▸ **TASK GOAL**: The copy must start at the line that contains "Generate a Python script that draws this with matplotlib." and finish at the line that contains "W, H = 1585, 814", reproducing each line exactly. Any picture in that span is omitted.

──────── DATA PROVIDED ────────

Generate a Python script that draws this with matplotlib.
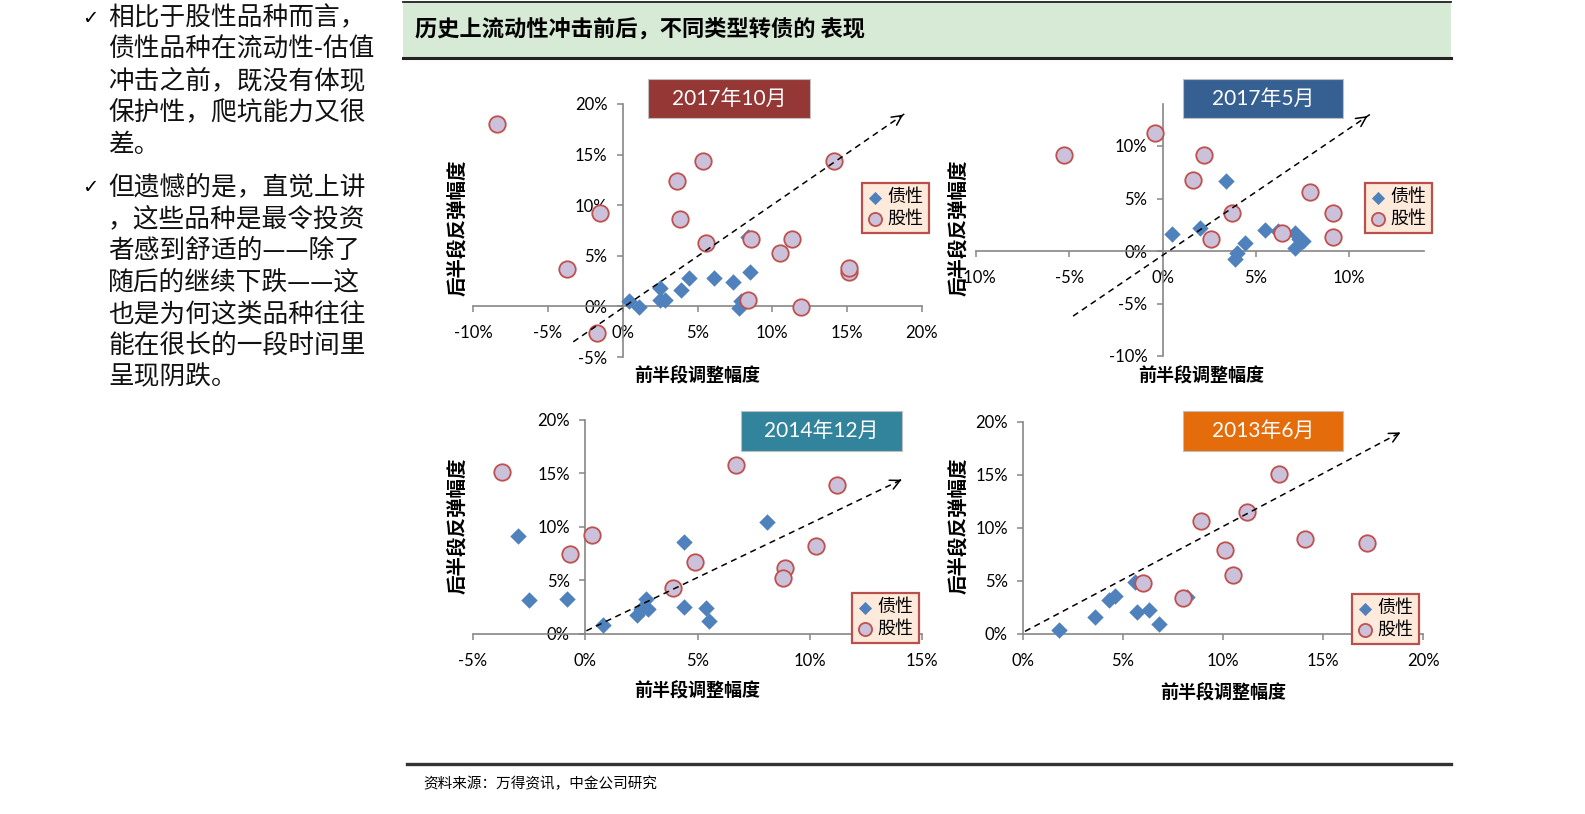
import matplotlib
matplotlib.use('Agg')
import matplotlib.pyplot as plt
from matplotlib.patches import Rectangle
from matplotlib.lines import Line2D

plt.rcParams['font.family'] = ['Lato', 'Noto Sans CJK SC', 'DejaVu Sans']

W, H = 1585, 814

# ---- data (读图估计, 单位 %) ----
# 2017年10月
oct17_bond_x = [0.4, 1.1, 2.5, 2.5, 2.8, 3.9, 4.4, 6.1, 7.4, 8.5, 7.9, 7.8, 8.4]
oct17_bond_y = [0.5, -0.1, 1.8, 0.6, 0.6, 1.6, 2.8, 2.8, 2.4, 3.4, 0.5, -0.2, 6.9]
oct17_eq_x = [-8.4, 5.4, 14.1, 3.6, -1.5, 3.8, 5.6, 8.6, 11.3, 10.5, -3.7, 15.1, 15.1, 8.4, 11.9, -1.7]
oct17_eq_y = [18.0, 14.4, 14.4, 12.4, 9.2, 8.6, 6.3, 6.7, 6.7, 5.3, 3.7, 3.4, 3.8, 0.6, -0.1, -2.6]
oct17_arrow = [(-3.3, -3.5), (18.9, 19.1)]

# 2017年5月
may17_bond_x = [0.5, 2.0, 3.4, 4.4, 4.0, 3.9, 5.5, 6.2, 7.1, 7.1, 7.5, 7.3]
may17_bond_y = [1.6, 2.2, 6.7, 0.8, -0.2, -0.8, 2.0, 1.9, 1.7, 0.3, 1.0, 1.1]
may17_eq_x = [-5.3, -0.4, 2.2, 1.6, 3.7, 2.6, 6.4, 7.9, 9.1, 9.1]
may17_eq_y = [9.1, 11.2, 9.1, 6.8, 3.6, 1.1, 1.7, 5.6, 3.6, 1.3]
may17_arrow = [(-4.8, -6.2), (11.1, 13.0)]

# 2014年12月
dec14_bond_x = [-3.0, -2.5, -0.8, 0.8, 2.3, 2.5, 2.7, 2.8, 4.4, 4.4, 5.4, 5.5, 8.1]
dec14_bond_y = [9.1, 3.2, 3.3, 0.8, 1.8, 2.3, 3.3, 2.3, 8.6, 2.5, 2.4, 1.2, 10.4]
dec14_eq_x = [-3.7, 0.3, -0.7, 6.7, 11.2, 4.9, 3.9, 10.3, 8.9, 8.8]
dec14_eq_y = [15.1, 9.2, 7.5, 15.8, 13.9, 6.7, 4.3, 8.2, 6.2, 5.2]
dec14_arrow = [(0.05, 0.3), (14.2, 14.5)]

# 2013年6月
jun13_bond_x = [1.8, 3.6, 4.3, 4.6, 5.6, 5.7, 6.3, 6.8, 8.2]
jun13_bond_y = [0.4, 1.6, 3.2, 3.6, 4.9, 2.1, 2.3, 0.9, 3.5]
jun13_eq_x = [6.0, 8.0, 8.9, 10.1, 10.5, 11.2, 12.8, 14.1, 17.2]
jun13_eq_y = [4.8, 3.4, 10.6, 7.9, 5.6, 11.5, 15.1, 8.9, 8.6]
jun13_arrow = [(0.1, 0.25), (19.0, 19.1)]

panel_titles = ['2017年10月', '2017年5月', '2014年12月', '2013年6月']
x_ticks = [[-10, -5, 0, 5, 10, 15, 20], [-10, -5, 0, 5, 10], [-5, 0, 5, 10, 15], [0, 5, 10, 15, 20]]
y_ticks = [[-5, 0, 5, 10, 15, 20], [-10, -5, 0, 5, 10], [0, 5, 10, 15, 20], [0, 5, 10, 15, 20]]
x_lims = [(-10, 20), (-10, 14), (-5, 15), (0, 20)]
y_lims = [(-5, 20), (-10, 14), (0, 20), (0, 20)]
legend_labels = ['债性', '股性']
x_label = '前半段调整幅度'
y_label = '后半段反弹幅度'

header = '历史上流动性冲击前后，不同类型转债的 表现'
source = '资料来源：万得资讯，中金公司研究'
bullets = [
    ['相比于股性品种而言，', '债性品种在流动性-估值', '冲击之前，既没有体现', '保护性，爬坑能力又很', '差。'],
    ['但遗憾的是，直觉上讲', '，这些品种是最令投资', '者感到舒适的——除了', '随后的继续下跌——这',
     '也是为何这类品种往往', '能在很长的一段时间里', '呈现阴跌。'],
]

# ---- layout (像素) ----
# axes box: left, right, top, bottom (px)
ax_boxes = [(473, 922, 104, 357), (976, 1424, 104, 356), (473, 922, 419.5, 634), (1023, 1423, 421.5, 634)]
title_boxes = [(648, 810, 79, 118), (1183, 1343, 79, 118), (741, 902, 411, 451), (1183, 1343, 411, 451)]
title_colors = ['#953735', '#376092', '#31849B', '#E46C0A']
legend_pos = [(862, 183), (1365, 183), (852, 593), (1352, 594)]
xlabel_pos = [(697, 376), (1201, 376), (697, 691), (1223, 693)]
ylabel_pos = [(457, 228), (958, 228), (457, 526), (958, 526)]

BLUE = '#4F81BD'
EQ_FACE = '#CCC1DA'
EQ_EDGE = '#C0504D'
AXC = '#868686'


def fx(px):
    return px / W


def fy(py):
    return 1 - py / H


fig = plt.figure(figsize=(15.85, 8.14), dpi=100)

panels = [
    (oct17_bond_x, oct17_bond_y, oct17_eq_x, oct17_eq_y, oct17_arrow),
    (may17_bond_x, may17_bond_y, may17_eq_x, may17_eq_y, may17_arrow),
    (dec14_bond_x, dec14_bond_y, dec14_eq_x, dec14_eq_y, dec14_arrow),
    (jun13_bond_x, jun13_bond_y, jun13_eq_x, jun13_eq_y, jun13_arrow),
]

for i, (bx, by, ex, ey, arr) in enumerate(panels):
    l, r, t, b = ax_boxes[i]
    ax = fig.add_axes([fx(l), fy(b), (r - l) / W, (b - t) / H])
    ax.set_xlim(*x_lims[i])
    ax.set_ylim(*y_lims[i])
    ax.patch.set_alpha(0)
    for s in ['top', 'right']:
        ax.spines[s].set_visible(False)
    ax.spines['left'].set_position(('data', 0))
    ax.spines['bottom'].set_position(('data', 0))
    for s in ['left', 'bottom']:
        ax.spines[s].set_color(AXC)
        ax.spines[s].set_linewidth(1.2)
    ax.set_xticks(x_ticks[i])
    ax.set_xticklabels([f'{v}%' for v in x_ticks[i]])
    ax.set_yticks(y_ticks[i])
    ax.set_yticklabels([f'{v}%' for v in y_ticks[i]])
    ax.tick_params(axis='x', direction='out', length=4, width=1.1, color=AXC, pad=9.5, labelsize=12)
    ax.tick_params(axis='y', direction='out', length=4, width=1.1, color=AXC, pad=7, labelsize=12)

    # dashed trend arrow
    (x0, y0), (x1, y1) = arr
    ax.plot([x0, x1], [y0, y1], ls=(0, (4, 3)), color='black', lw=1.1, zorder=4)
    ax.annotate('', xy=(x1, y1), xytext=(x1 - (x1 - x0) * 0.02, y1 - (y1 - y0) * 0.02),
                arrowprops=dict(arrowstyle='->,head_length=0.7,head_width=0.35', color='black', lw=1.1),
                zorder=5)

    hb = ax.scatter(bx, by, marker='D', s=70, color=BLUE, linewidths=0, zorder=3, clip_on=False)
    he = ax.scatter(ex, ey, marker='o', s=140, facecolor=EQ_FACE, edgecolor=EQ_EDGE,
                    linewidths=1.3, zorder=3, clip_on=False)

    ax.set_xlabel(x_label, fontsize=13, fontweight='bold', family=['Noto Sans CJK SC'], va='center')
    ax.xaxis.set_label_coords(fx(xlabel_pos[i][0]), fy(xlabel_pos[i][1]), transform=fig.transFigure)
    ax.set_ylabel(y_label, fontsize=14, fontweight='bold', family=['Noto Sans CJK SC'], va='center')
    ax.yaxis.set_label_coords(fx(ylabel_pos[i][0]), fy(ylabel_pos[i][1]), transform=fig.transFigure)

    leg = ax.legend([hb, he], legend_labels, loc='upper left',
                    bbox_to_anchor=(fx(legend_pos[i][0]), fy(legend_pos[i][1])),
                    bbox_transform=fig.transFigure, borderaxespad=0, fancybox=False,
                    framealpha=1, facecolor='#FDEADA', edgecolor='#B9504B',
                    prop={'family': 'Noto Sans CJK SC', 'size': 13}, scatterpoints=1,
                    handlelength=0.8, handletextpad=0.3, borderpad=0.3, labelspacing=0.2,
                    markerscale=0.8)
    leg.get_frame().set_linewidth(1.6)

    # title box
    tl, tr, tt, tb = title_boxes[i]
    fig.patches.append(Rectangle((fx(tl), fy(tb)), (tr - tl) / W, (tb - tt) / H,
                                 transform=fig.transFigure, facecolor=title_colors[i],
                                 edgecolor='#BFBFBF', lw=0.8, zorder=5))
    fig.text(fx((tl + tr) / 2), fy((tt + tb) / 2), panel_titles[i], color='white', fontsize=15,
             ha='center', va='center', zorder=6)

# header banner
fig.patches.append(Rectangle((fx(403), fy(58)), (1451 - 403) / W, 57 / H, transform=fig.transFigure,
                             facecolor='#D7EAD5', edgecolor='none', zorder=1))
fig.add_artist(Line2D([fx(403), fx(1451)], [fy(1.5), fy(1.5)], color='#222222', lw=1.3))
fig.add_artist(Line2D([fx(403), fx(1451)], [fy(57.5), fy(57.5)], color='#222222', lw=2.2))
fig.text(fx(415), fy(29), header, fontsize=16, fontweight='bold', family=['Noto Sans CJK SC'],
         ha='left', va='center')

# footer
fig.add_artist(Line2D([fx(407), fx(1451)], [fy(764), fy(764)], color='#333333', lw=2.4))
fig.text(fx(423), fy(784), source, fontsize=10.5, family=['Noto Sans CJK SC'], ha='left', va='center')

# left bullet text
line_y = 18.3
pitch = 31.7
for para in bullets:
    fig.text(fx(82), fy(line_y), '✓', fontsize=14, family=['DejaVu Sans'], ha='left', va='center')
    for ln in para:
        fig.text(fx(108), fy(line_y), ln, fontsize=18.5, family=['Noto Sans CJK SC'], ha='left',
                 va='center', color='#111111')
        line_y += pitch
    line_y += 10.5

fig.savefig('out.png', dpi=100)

────────
──────── DATA PROVIDED ────────

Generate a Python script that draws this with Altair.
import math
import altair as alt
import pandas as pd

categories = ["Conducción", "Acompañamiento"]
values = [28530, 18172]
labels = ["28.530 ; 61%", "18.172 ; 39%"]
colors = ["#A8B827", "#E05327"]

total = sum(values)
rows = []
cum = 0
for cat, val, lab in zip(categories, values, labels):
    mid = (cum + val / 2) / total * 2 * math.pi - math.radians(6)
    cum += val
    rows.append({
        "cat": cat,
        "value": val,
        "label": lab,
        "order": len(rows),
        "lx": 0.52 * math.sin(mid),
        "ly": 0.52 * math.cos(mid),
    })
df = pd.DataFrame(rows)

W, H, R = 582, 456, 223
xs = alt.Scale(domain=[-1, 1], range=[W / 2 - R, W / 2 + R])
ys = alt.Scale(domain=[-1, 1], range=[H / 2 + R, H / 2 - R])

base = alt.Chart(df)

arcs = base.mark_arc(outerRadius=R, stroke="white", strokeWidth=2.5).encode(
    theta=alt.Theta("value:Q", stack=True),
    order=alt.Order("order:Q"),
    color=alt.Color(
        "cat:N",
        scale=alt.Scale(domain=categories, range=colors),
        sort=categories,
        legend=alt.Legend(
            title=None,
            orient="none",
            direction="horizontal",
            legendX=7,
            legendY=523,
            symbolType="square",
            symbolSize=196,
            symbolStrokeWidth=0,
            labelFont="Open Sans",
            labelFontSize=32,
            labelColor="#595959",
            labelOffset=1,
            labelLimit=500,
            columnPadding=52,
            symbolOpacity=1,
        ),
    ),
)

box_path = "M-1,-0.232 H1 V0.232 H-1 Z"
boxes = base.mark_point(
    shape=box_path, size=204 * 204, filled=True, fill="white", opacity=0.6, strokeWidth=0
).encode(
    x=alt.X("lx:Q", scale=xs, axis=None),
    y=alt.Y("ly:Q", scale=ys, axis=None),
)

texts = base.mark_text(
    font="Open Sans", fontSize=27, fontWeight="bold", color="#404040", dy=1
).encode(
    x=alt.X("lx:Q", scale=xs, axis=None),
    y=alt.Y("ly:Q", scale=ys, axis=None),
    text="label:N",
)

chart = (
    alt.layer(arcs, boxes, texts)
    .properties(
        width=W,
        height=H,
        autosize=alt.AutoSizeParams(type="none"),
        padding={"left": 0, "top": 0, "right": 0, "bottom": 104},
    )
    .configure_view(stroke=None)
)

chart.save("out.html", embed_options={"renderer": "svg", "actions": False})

────────

▸ **TASK RESPONSE**:
Generate a Python script that draws this with matplotlib.
import matplotlib
matplotlib.use('Agg')
import matplotlib.pyplot as plt
from matplotlib.patches import Rectangle
from matplotlib.lines import Line2D

plt.rcParams['font.family'] = ['Lato', 'Noto Sans CJK SC', 'DejaVu Sans']

W, H = 1585, 814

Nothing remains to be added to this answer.